TASK STATEMENT: Images are not part of the copy; write out the rest of the data exactly as given.

DATASET EXTRACT:

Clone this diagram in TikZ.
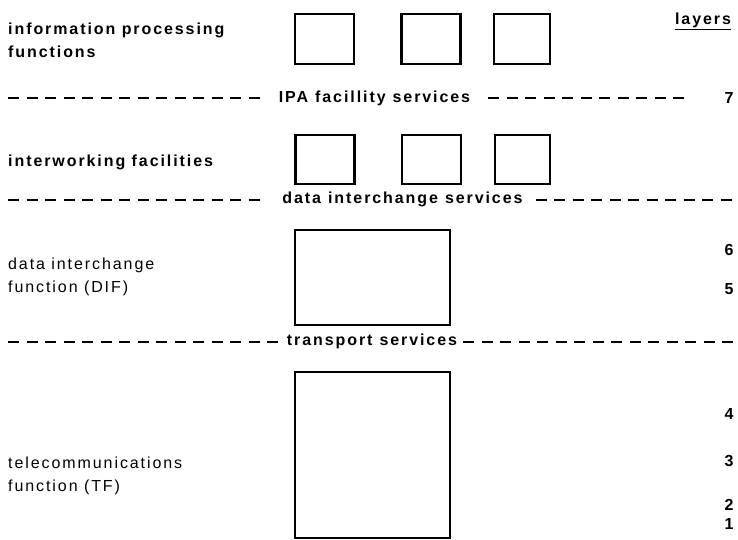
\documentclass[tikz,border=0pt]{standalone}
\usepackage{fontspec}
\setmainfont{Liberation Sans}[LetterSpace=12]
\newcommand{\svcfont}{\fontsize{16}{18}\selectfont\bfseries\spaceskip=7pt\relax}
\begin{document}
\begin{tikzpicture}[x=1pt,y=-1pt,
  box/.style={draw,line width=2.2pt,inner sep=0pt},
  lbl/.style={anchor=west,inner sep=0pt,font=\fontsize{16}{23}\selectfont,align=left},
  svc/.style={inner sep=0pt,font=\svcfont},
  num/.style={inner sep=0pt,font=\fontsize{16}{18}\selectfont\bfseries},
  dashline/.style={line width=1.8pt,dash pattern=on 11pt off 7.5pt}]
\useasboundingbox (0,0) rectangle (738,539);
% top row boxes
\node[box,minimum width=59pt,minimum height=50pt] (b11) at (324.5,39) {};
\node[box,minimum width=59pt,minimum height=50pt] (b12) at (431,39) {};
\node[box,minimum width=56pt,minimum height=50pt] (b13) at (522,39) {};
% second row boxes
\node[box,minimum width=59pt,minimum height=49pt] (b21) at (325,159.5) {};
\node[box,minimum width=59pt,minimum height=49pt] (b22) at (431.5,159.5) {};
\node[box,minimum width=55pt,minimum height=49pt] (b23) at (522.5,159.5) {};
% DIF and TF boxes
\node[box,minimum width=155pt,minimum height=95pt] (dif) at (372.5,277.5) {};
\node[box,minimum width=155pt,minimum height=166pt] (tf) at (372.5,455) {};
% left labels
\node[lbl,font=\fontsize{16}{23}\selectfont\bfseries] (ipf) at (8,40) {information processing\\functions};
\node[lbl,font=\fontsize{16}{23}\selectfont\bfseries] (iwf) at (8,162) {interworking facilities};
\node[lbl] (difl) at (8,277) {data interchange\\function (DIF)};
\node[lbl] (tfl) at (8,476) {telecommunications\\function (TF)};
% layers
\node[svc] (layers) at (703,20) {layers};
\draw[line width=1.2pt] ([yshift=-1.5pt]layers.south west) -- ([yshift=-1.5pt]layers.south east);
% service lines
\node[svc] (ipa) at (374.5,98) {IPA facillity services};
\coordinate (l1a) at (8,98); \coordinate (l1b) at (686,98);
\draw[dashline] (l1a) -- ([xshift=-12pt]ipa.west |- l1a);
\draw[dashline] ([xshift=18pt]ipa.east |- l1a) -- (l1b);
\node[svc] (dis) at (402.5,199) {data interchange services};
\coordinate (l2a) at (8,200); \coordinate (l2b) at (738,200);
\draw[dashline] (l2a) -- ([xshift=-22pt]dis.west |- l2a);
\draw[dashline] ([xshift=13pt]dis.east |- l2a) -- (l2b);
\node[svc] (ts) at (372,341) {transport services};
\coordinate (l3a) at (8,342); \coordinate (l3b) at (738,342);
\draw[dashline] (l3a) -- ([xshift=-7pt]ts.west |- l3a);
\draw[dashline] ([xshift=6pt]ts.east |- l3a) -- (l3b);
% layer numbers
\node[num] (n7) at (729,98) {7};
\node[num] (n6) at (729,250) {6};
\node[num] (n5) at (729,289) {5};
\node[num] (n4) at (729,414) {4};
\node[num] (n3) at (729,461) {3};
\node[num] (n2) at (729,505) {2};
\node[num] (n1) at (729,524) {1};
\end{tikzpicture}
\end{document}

RESPONSE:
Clone this diagram in TikZ.
\documentclass[tikz,border=0pt]{standalone}
\usepackage{fontspec}
\setmainfont{Liberation Sans}[LetterSpace=12]
\newcommand{\svcfont}{\fontsize{16}{18}\selectfont\bfseries\spaceskip=7pt\relax}
\begin{document}
\begin{tikzpicture}[x=1pt,y=-1pt,
  box/.style={draw,line width=2.2pt,inner sep=0pt},
  lbl/.style={anchor=west,inner sep=0pt,font=\fontsize{16}{23}\selectfont,align=left},
  svc/.style={inner sep=0pt,font=\svcfont},
  num/.style={inner sep=0pt,font=\fontsize{16}{18}\selectfont\bfseries},
  dashline/.style={line width=1.8pt,dash pattern=on 11pt off 7.5pt}]
\useasboundingbox (0,0) rectangle (738,539);
% top row boxes
\node[box,minimum width=59pt,minimum height=50pt] (b11) at (324.5,39) {};
\node[box,minimum width=59pt,minimum height=50pt] (b12) at (431,39) {};
\node[box,minimum width=56pt,minimum height=50pt] (b13) at (522,39) {};
% second row boxes
\node[box,minimum width=59pt,minimum height=49pt] (b21) at (325,159.5) {};
\node[box,minimum width=59pt,minimum height=49pt] (b22) at (431.5,159.5) {};
\node[box,minimum width=55pt,minimum height=49pt] (b23) at (522.5,159.5) {};
% DIF and TF boxes
\node[box,minimum width=155pt,minimum height=95pt] (dif) at (372.5,277.5) {};
\node[box,minimum width=155pt,minimum height=166pt] (tf) at (372.5,455) {};
% left labels
\node[lbl,font=\fontsize{16}{23}\selectfont\bfseries] (ipf) at (8,40) {information processing\\functions};
\node[lbl,font=\fontsize{16}{23}\selectfont\bfseries] (iwf) at (8,162) {interworking facilities};
\node[lbl] (difl) at (8,277) {data interchange\\function (DIF)};
\node[lbl] (tfl) at (8,476) {telecommunications\\function (TF)};
% layers
\node[svc] (layers) at (703,20) {layers};
\draw[line width=1.2pt] ([yshift=-1.5pt]layers.south west) -- ([yshift=-1.5pt]layers.south east);
% service lines
\node[svc] (ipa) at (374.5,98) {IPA facillity services};
\coordinate (l1a) at (8,98); \coordinate (l1b) at (686,98);
\draw[dashline] (l1a) -- ([xshift=-12pt]ipa.west |- l1a);
\draw[dashline] ([xshift=18pt]ipa.east |- l1a) -- (l1b);
\node[svc] (dis) at (402.5,199) {data interchange services};
\coordinate (l2a) at (8,200); \coordinate (l2b) at (738,200);
\draw[dashline] (l2a) -- ([xshift=-22pt]dis.west |- l2a);
\draw[dashline] ([xshift=13pt]dis.east |- l2a) -- (l2b);
\node[svc] (ts) at (372,341) {transport services};
\coordinate (l3a) at (8,342); \coordinate (l3b) at (738,342);
\draw[dashline] (l3a) -- ([xshift=-7pt]ts.west |- l3a);
\draw[dashline] ([xshift=6pt]ts.east |- l3a) -- (l3b);
% layer numbers
\node[num] (n7) at (729,98) {7};
\node[num] (n6) at (729,250) {6};
\node[num] (n5) at (729,289) {5};
\node[num] (n4) at (729,414) {4};
\node[num] (n3) at (729,461) {3};
\node[num] (n2) at (729,505) {2};
\node[num] (n1) at (729,524) {1};
\end{tikzpicture}
\end{document}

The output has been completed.